**Dataset extract:**
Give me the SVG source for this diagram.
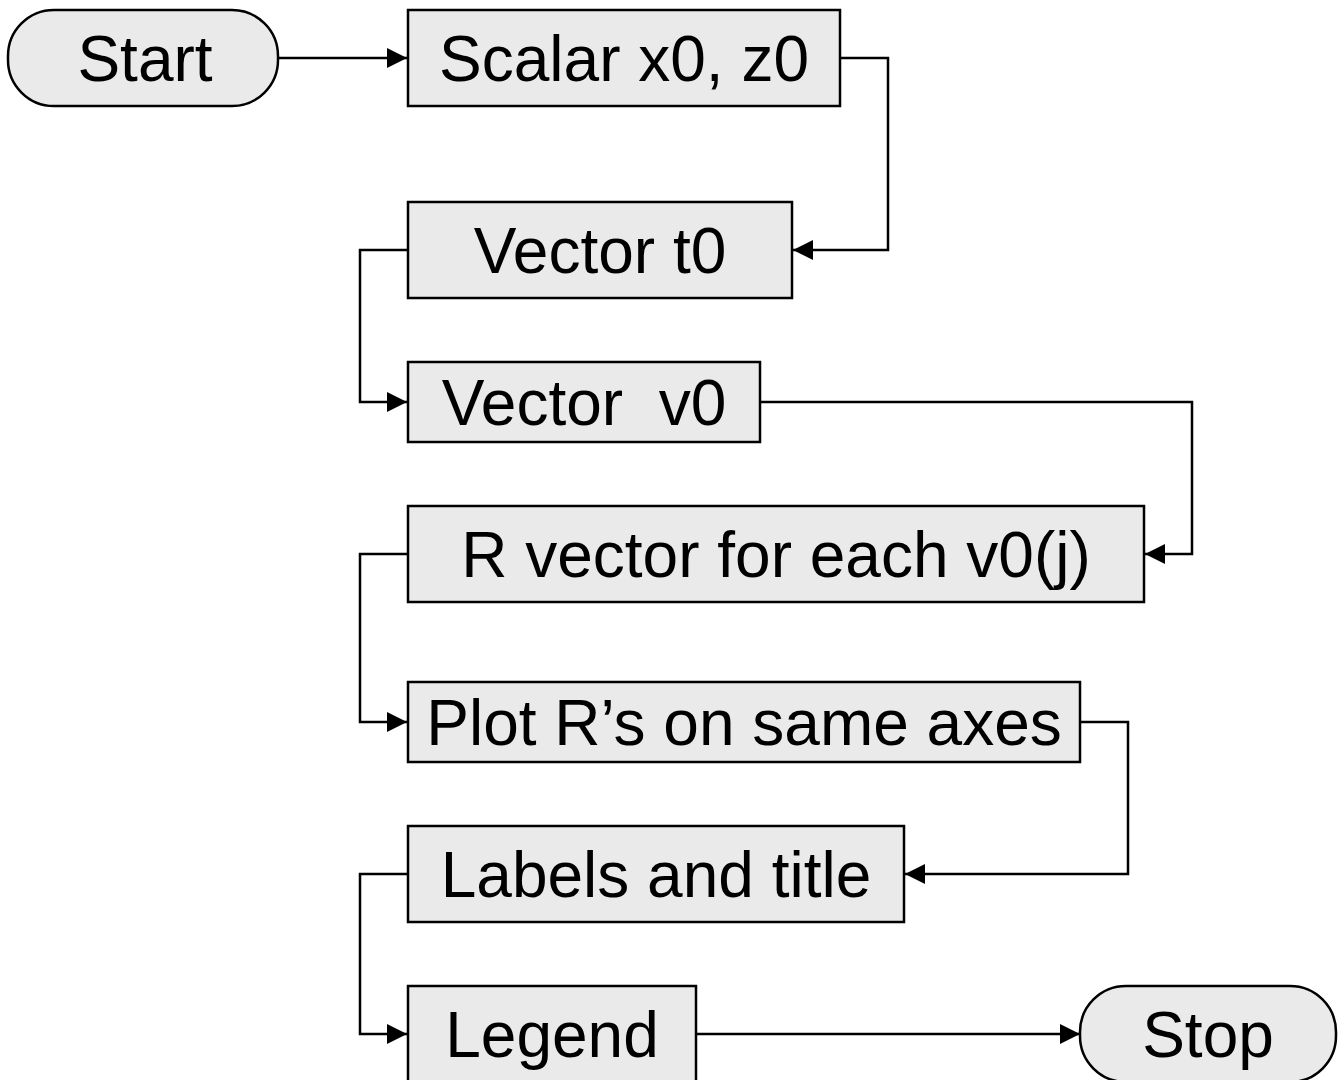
<svg xmlns="http://www.w3.org/2000/svg" width="1340" height="1080" viewBox="0 0 1340 1080">
<defs>
<style>
.box{fill:#eaeaea;stroke:#000;stroke-width:2.5}
.lbl{font-family:"Liberation Sans",Arial,sans-serif;font-size:64px;fill:#000;text-anchor:middle}
.conn{fill:none;stroke:#000;stroke-width:2.5}
</style>
<marker id="arr" markerWidth="20" markerHeight="20" refX="20" refY="10" orient="auto" markerUnits="userSpaceOnUse">
<path d="M0,0 L20,10 L0,20 Z" fill="#000"/>
</marker>
</defs>
<rect width="1340" height="1080" fill="#fff"/>
<g id="connectors">
<path class="conn" d="M278,58 H407" marker-end="url(#arr)"/>
<path class="conn" d="M840,58 H888 V250 H793" marker-end="url(#arr)"/>
<path class="conn" d="M408,250 H360 V402 H407" marker-end="url(#arr)"/>
<path class="conn" d="M760,402 H1192 V554 H1145" marker-end="url(#arr)"/>
<path class="conn" d="M408,554 H360 V722 H407" marker-end="url(#arr)"/>
<path class="conn" d="M1080,722 H1128 V874 H905" marker-end="url(#arr)"/>
<path class="conn" d="M408,874 H360 V1034 H407" marker-end="url(#arr)"/>
<path class="conn" d="M696,1034 H1080" marker-end="url(#arr)"/>
</g>
<g id="start">
<rect class="box" x="8" y="10" width="270" height="96" rx="46" ry="46"/>
<text class="lbl" x="145" y="81">Start</text>
</g>
<g id="scalar">
<rect class="box" x="408" y="10" width="432" height="96"/>
<text class="lbl" x="624" y="81">Scalar x0, z0</text>
</g>
<g id="vector_t0">
<rect class="box" x="408" y="202" width="384" height="96"/>
<text class="lbl" x="600" y="273">Vector t0</text>
</g>
<g id="vector_v0">
<rect class="box" x="408" y="362" width="352" height="80"/>
<text class="lbl" x="584" y="425" xml:space="preserve">Vector  v0</text>
</g>
<g id="r_vector">
<rect class="box" x="408" y="506" width="736" height="96"/>
<text class="lbl" x="776" y="577">R vector for each v0(j)</text>
</g>
<g id="plot">
<rect class="box" x="408" y="682" width="672" height="80"/>
<text class="lbl" x="744" y="745">Plot R’s on same axes</text>
</g>
<g id="labels">
<rect class="box" x="408" y="826" width="496" height="96"/>
<text class="lbl" x="656" y="897">Labels and title</text>
</g>
<g id="legend">
<rect class="box" x="408" y="986" width="288" height="100"/>
<text class="lbl" x="552" y="1057">Legend</text>
</g>
<g id="stop">
<rect class="box" x="1080" y="986" width="256" height="96" rx="46" ry="46"/>
<text class="lbl" x="1208" y="1057">Stop</text>
</g>
</svg>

**Exercise requirements:**
Could you repeat all of the material exactly? Pictures should not be copied.

**Task answer:**
Give me the SVG source for this diagram.
<svg xmlns="http://www.w3.org/2000/svg" width="1340" height="1080" viewBox="0 0 1340 1080">
<defs>
<style>
.box{fill:#eaeaea;stroke:#000;stroke-width:2.5}
.lbl{font-family:"Liberation Sans",Arial,sans-serif;font-size:64px;fill:#000;text-anchor:middle}
.conn{fill:none;stroke:#000;stroke-width:2.5}
</style>
<marker id="arr" markerWidth="20" markerHeight="20" refX="20" refY="10" orient="auto" markerUnits="userSpaceOnUse">
<path d="M0,0 L20,10 L0,20 Z" fill="#000"/>
</marker>
</defs>
<rect width="1340" height="1080" fill="#fff"/>
<g id="connectors">
<path class="conn" d="M278,58 H407" marker-end="url(#arr)"/>
<path class="conn" d="M840,58 H888 V250 H793" marker-end="url(#arr)"/>
<path class="conn" d="M408,250 H360 V402 H407" marker-end="url(#arr)"/>
<path class="conn" d="M760,402 H1192 V554 H1145" marker-end="url(#arr)"/>
<path class="conn" d="M408,554 H360 V722 H407" marker-end="url(#arr)"/>
<path class="conn" d="M1080,722 H1128 V874 H905" marker-end="url(#arr)"/>
<path class="conn" d="M408,874 H360 V1034 H407" marker-end="url(#arr)"/>
<path class="conn" d="M696,1034 H1080" marker-end="url(#arr)"/>
</g>
<g id="start">
<rect class="box" x="8" y="10" width="270" height="96" rx="46" ry="46"/>
<text class="lbl" x="145" y="81">Start</text>
</g>
<g id="scalar">
<rect class="box" x="408" y="10" width="432" height="96"/>
<text class="lbl" x="624" y="81">Scalar x0, z0</text>
</g>
<g id="vector_t0">
<rect class="box" x="408" y="202" width="384" height="96"/>
<text class="lbl" x="600" y="273">Vector t0</text>
</g>
<g id="vector_v0">
<rect class="box" x="408" y="362" width="352" height="80"/>
<text class="lbl" x="584" y="425" xml:space="preserve">Vector  v0</text>
</g>
<g id="r_vector">
<rect class="box" x="408" y="506" width="736" height="96"/>
<text class="lbl" x="776" y="577">R vector for each v0(j)</text>
</g>
<g id="plot">
<rect class="box" x="408" y="682" width="672" height="80"/>
<text class="lbl" x="744" y="745">Plot R’s on same axes</text>
</g>
<g id="labels">
<rect class="box" x="408" y="826" width="496" height="96"/>
<text class="lbl" x="656" y="897">Labels and title</text>
</g>
<g id="legend">
<rect class="box" x="408" y="986" width="288" height="100"/>
<text class="lbl" x="552" y="1057">Legend</text>
</g>
<g id="stop">
<rect class="box" x="1080" y="986" width="256" height="96" rx="46" ry="46"/>
<text class="lbl" x="1208" y="1057">Stop</text>
</g>
</svg>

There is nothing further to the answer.